Your objective →
Go through the material below and copy all lines with "chart".

----- Data excerpt

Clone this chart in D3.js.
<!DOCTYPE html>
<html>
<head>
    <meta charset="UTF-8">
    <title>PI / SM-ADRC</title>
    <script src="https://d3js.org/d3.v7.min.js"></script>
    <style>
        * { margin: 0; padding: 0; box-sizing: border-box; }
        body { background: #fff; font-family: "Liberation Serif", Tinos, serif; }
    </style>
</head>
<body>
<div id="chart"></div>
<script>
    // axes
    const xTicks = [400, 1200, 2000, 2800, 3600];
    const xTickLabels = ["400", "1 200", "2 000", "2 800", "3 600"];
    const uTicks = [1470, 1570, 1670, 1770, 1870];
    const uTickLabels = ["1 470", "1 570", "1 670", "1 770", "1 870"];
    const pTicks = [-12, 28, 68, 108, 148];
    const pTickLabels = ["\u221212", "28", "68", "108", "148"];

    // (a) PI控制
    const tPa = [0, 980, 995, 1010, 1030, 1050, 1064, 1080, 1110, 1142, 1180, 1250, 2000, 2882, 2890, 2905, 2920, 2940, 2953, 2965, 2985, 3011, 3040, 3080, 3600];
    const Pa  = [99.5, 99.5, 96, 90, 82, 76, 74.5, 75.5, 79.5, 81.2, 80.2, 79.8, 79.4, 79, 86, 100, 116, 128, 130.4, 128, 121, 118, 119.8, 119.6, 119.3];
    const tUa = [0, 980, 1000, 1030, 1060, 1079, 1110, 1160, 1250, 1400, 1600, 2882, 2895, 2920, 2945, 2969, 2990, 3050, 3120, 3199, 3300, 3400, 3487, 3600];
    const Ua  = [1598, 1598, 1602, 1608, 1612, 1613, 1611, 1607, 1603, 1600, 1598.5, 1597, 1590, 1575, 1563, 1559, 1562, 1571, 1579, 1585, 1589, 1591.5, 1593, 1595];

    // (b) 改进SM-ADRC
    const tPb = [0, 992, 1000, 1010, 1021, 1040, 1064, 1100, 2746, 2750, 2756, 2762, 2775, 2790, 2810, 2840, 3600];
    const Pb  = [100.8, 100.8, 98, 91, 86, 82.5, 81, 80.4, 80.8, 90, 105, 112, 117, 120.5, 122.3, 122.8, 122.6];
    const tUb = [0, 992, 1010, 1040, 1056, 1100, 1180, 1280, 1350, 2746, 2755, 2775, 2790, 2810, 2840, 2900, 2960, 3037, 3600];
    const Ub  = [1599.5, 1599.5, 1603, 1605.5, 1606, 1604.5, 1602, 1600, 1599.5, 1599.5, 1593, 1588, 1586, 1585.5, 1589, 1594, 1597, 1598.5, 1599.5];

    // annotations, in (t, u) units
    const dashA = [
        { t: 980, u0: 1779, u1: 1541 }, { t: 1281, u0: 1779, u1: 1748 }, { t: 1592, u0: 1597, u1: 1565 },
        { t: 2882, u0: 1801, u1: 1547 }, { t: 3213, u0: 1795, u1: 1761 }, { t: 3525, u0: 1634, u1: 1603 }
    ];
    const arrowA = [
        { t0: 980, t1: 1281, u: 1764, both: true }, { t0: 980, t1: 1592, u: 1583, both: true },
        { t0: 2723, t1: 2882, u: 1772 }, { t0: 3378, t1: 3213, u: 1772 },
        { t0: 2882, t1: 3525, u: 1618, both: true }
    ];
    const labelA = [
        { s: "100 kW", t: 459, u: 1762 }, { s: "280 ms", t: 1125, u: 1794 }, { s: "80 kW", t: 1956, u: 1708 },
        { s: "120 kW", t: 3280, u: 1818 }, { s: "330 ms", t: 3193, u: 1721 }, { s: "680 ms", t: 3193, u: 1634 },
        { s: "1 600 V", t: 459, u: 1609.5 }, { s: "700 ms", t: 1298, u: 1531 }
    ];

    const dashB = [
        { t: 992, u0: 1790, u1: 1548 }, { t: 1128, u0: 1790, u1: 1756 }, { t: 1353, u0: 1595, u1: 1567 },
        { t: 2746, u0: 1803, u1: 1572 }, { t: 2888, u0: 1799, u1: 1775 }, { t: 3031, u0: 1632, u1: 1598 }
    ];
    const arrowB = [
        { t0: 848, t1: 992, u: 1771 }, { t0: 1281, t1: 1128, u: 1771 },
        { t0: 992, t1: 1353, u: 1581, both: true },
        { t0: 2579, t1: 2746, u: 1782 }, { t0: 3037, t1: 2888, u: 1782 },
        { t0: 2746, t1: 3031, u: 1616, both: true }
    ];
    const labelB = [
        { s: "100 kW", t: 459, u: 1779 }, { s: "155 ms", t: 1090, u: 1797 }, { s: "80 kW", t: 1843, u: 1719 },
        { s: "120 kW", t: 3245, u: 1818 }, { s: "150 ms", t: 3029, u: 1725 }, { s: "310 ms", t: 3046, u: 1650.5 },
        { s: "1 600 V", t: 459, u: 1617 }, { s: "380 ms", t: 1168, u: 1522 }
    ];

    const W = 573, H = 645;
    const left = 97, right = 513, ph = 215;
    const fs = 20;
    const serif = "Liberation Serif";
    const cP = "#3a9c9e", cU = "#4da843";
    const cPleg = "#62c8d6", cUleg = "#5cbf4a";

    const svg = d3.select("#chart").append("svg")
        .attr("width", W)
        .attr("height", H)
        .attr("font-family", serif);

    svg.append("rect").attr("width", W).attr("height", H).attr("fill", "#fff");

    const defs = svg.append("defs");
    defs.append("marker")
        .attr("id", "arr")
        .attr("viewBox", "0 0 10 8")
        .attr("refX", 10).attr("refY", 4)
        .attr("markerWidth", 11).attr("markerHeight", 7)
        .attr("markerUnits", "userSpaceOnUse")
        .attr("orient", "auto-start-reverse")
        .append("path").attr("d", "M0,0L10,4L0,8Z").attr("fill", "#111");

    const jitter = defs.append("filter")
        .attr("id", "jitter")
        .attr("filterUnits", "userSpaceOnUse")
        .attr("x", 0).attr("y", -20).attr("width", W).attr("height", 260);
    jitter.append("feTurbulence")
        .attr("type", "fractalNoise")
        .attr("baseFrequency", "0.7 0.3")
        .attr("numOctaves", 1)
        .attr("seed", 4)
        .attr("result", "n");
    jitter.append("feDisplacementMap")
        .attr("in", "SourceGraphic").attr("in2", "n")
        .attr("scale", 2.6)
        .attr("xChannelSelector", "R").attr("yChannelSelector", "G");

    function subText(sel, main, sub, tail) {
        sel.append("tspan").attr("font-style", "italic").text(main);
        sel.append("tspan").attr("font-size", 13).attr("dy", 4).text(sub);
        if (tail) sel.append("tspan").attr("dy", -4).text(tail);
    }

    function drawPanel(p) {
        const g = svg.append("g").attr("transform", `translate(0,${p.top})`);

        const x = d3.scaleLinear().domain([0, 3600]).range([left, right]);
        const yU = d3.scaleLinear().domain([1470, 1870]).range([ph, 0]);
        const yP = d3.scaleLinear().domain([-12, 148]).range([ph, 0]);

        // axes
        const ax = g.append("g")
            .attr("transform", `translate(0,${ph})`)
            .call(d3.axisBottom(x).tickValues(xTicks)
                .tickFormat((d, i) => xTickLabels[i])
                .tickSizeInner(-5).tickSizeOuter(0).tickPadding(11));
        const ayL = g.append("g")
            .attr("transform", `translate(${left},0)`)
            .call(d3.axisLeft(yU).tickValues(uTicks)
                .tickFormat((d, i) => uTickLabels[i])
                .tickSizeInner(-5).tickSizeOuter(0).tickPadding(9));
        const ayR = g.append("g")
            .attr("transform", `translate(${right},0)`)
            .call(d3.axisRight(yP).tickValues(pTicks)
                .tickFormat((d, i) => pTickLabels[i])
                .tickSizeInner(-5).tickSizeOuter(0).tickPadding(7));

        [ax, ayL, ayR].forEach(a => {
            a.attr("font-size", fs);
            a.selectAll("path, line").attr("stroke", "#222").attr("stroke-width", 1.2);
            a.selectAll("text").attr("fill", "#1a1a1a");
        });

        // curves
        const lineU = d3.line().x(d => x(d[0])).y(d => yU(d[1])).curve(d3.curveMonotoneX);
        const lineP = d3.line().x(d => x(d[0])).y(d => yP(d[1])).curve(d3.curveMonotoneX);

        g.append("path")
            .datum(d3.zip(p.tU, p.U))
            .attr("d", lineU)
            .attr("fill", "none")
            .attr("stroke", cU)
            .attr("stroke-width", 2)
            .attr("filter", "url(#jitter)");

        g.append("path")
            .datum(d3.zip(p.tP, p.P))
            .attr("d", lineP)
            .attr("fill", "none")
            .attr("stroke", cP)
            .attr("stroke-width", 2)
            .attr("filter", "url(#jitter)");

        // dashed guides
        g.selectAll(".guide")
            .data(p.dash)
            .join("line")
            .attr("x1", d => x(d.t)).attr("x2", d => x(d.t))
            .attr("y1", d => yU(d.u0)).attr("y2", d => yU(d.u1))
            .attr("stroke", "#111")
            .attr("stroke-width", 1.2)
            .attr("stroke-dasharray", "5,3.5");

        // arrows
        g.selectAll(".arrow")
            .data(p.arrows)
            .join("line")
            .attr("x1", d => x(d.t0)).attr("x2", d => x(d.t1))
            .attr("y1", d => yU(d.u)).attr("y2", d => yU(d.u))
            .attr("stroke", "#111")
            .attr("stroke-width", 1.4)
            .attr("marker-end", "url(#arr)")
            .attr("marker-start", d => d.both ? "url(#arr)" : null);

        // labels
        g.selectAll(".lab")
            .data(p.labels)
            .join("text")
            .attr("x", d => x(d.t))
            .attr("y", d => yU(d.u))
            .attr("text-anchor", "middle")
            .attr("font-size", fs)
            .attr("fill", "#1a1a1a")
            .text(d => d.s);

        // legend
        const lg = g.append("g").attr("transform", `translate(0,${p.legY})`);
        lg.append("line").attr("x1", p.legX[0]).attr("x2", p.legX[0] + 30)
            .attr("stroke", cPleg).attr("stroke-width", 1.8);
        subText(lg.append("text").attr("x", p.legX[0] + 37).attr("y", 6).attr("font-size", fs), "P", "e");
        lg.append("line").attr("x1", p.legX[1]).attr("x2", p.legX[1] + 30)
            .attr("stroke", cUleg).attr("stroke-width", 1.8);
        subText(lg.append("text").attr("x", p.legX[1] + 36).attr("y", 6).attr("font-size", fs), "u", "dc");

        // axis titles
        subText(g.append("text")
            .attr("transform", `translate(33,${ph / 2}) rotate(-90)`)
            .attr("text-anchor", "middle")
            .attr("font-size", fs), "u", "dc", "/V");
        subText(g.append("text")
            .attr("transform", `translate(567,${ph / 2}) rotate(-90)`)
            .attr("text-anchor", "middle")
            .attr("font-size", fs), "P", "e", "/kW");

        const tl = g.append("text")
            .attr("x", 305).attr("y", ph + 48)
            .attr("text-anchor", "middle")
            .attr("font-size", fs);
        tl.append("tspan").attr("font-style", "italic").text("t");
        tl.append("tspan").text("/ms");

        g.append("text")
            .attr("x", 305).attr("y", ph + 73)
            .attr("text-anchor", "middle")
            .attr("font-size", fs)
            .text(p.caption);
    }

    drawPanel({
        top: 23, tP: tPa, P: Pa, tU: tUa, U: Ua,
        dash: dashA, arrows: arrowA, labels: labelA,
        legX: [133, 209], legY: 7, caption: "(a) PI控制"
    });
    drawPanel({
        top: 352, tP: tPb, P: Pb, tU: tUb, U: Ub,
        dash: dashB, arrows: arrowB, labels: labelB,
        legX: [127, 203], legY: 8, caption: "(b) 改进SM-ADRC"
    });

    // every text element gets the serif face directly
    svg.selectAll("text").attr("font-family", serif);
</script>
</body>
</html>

----------

Task answer →
Clone this chart in D3.js.
<div id="chart"></div>
    const svg = d3.select("#chart").append("svg")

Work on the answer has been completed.